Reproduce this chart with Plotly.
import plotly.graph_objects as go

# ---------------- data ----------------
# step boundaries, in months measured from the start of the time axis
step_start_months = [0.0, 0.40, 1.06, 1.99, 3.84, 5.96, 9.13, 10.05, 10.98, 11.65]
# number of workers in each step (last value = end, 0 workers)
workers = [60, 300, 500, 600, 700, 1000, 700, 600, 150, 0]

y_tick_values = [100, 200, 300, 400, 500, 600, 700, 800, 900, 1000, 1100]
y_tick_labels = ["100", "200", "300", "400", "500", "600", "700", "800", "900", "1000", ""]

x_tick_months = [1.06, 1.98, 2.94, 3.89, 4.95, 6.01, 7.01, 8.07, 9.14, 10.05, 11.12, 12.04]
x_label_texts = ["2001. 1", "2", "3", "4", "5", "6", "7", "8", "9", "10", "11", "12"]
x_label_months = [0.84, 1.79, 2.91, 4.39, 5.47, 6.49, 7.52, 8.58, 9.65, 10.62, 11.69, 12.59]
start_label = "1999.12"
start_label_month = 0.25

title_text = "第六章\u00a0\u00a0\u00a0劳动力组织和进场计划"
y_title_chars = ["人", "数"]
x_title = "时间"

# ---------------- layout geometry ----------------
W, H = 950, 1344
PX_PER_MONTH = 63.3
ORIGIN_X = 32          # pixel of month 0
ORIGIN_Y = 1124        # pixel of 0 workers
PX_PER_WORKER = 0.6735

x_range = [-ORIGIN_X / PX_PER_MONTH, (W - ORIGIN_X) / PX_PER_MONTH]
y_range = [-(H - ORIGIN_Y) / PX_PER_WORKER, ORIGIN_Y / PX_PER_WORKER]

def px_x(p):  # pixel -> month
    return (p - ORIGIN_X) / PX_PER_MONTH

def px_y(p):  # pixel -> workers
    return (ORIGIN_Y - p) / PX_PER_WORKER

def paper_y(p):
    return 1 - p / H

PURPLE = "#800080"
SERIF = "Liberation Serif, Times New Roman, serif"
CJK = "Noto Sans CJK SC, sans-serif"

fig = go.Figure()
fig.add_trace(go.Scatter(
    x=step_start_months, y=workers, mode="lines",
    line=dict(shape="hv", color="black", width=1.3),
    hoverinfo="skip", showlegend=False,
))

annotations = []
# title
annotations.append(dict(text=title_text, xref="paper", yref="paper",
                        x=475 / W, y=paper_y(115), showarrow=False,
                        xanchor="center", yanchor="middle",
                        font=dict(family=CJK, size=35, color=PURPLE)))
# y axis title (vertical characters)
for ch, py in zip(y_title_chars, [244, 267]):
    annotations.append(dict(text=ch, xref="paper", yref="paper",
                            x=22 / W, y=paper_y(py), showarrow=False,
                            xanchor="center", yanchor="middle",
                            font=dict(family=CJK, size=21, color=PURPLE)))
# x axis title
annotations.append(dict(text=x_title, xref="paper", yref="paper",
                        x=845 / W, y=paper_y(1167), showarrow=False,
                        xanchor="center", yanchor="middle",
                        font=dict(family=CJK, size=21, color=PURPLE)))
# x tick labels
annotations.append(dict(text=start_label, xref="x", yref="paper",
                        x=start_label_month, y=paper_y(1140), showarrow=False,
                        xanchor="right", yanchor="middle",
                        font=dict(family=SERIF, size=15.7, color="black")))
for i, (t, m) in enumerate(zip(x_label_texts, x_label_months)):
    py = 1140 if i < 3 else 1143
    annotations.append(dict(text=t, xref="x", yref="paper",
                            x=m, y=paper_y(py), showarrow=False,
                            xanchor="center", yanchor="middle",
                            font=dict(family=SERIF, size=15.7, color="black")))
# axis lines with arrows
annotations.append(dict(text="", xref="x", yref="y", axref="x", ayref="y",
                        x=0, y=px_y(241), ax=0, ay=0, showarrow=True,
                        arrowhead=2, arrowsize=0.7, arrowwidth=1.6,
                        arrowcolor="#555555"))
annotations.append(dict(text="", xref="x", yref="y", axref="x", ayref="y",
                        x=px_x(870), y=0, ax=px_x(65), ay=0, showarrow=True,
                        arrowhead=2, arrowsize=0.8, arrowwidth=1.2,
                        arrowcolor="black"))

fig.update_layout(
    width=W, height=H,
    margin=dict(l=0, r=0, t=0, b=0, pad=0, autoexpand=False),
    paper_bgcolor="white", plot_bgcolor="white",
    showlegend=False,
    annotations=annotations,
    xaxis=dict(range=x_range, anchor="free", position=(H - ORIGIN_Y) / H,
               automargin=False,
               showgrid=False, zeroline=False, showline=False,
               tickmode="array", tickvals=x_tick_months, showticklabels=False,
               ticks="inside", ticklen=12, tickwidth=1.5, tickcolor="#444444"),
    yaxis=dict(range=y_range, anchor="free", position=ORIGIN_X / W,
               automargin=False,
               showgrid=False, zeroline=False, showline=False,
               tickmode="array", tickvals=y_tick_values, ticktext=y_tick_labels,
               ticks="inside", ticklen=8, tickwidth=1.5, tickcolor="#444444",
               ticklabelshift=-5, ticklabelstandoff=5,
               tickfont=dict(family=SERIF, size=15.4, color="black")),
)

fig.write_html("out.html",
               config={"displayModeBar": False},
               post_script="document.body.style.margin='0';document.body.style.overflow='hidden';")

+---+

Task brief -
What you return should be the lines from the start of the data through the line with "600, 150, 0]", quoted exactly and nothing more.

Task answer -
Reproduce this chart with Plotly.
import plotly.graph_objects as go

# ---------------- data ----------------
# step boundaries, in months measured from the start of the time axis
step_start_months = [0.0, 0.40, 1.06, 1.99, 3.84, 5.96, 9.13, 10.05, 10.98, 11.65]
# number of workers in each step (last value = end, 0 workers)
workers = [60, 300, 500, 600, 700, 1000, 700, 600, 150, 0]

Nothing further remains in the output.